To foster business success stories like that of Carroll for other university students, Johnson and the CSMC partnered with ecosVC to implement their Lens of the Market Innovation Program. The Lens of the Market Program helps students make the transition from classrooms and university laboratories to professional life by helping them develop entrepreneurial skills. “If you have a really fundamental understanding of market analysis,” Johnson says, “it can really help science research. Chemists are problem solvers, we want to know important problems, and understanding the market can really help you pick good problems.”

For Johnson, the Lens of the Market Program is one of many features that make the University of Oregon’s Materials Science Institute stand out among its peers.
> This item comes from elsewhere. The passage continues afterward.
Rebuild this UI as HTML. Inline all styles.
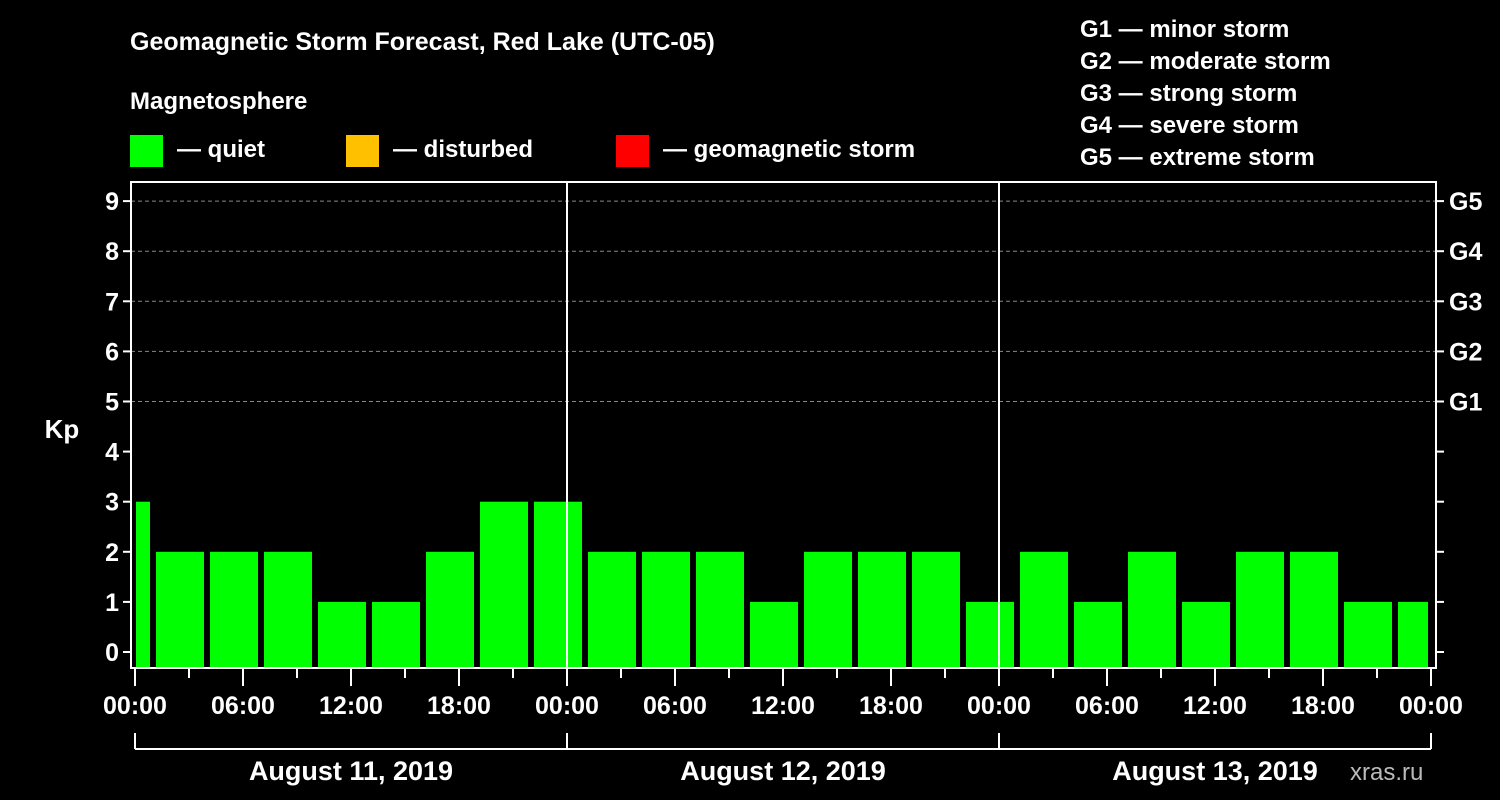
<!DOCTYPE html>
<html><head><meta charset="utf-8"><style>
html,body{margin:0;padding:0;background:#000;}
svg{display:block;font-family:"Liberation Sans",Arial,sans-serif;font-weight:bold;}
</style></head><body>
<svg id="chart" width="1500" height="800" viewBox="0 0 1500 800">
<rect width="1500" height="800" fill="#000"/>
<text x="130" y="50" fill="#fff" font-size="25">Geomagnetic Storm Forecast, Red Lake (UTC-05)</text>
<text x="130" y="109" fill="#fff" font-size="24">Magnetosphere</text>
<g><rect x="130" y="135" width="33" height="32" fill="#00ff00"/><text x="177" y="157" fill="#fff" font-size="24">— quiet</text></g>
<g><rect x="346" y="135" width="33" height="32" fill="#ffc000"/><text x="393" y="157" fill="#fff" font-size="24">— disturbed</text></g>
<g><rect x="616" y="135" width="33" height="32" fill="#ff0000"/><text x="663" y="157" fill="#fff" font-size="24">— geomagnetic storm</text></g>
<g fill="#fff" font-size="24">
<text x="1080" y="37">G1 — minor storm</text>
<text x="1080" y="69">G2 — moderate storm</text>
<text x="1080" y="101">G3 — strong storm</text>
<text x="1080" y="133">G4 — severe storm</text>
<text x="1080" y="165">G5 — extreme storm</text>
</g>
<text x="62" y="438" fill="#fff" font-size="26" text-anchor="middle">Kp</text>
<text x="1350" y="780" fill="#bbb" font-size="24" font-weight="normal">xras.ru</text>
<g id="plot"></g>
</svg>
<script>
const kpValues=[3,2,2,2,1,1,2,3,3,2,2,2,1,2,2,2,1,2,1,2,1,2,2,1,1];
const intervalStarts=[0,1,4,7,10,13,16,19,22,25,28,31,34,37,40,43,46,49,52,55,58,61,64,67,70];
const intervalEnds=[1,4,7,10,13,16,19,22,25,28,31,34,37,40,43,46,49,52,55,58,61,64,67,70,72];
const yTicks=[0,1,2,3,4,5,6,7,8,9];
const gLabels=["G1","G2","G3","G4","G5"];
const gLevels=[5,6,7,8,9];
const xLabels=["00:00","06:00","12:00","18:00","00:00","06:00","12:00","18:00","00:00","06:00","12:00","18:00","00:00"];
const dayLabels=["August 11, 2019","August 12, 2019","August 13, 2019"];

const NS="http://www.w3.org/2000/svg";
const g=document.getElementById('plot');
const X0=135,HPX=18,Y0=652,UPX=50.1,L=131,R=1436,T=182,B=668;
const xs=h=>X0+h*HPX, ys=v=>Y0-v*UPX;
function mk(t,a){const e=document.createElementNS(NS,t);for(const k in a)e.setAttribute(k,a[k]);g.appendChild(e);return e;}
// grid
gLevels.forEach((v,i)=>{
 const l=mk('line',{x1:L,x2:R,y1:ys(v),y2:ys(v),stroke:'#888','stroke-dasharray':'4,3','stroke-width':1});
 
 
});
// bars
kpValues.forEach((v,i)=>{
 let x1=xs(intervalStarts[i])+3,x2=xs(intervalEnds[i])-3;
 if(i===0)x1=xs(intervalStarts[i])+1;
 const r=mk('rect',{x:x1,y:ys(v),width:x2-x1,height:B-1-ys(v),fill:'#00ff00'});
 
 
});
// day separators
[1,2].forEach(d=>{
 const l=mk('line',{x1:xs(d*24),x2:xs(d*24),y1:T,y2:B,stroke:'#fff','stroke-width':2});
 
 
});
// frame
const fr=mk('rect',{x:L,y:T,width:R-L,height:B-T,fill:'none',stroke:'#fff','stroke-width':2});


// y ticks
yTicks.forEach(v=>{
 mk('line',{x1:L-8,x2:L,y1:ys(v),y2:ys(v),stroke:'#fff','stroke-width':2});
 mk('line',{x1:R,x2:R+8,y1:ys(v),y2:ys(v),stroke:'#fff','stroke-width':2});
 const t=mk('text',{x:L-12,y:ys(v)+9,fill:'#fff','font-size':25,'text-anchor':'end'});
 t.textContent=v;
 
 
});
gLabels.forEach((s,i)=>{
 const t=mk('text',{x:R+13,y:ys(gLevels[i])+9,fill:'#fff','font-size':25});
 t.textContent=s;
 
 
});
// x ticks
for(let h=0;h<=72;h+=3){
 const major=h%6===0;
 mk('line',{x1:xs(h),x2:xs(h),y1:B,y2:B+(major?18:10),stroke:'#fff','stroke-width':2});
}
xLabels.forEach((s,i)=>{
 const t=mk('text',{x:xs(i*6),y:714,fill:'#fff','font-size':25,'text-anchor':'middle'});
 t.textContent=s;
 
 
});
// date bracket
mk('line',{x1:xs(0),x2:xs(72),y1:749,y2:749,stroke:'#fff','stroke-width':2});
[0,24,48,72].forEach(h=>mk('line',{x1:xs(h),x2:xs(h),y1:733,y2:749,stroke:'#fff','stroke-width':2}));
dayLabels.forEach((s,i)=>{
 const t=mk('text',{x:xs(i*24+12),y:780,fill:'#fff','font-size':27,'text-anchor':'middle'});
 t.textContent=s;
 
 
});
</script>
</body></html>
In addition, he names the “student-focused” nature of the program, with an emphasis on “cross-disciplinary” training. “We compete [with other universities’ science programs] by being collaborative,” Johnson says, with “smaller groups and more collaborations between the groups. We compete with facilities, because our facilities are phenomenal for a department our size, and we don’t share them with a big engineering school, or a big medical school, and that’s a huge advantage we have. […] This is a really exciting time to be a Duck, in the sciences, moving forward.”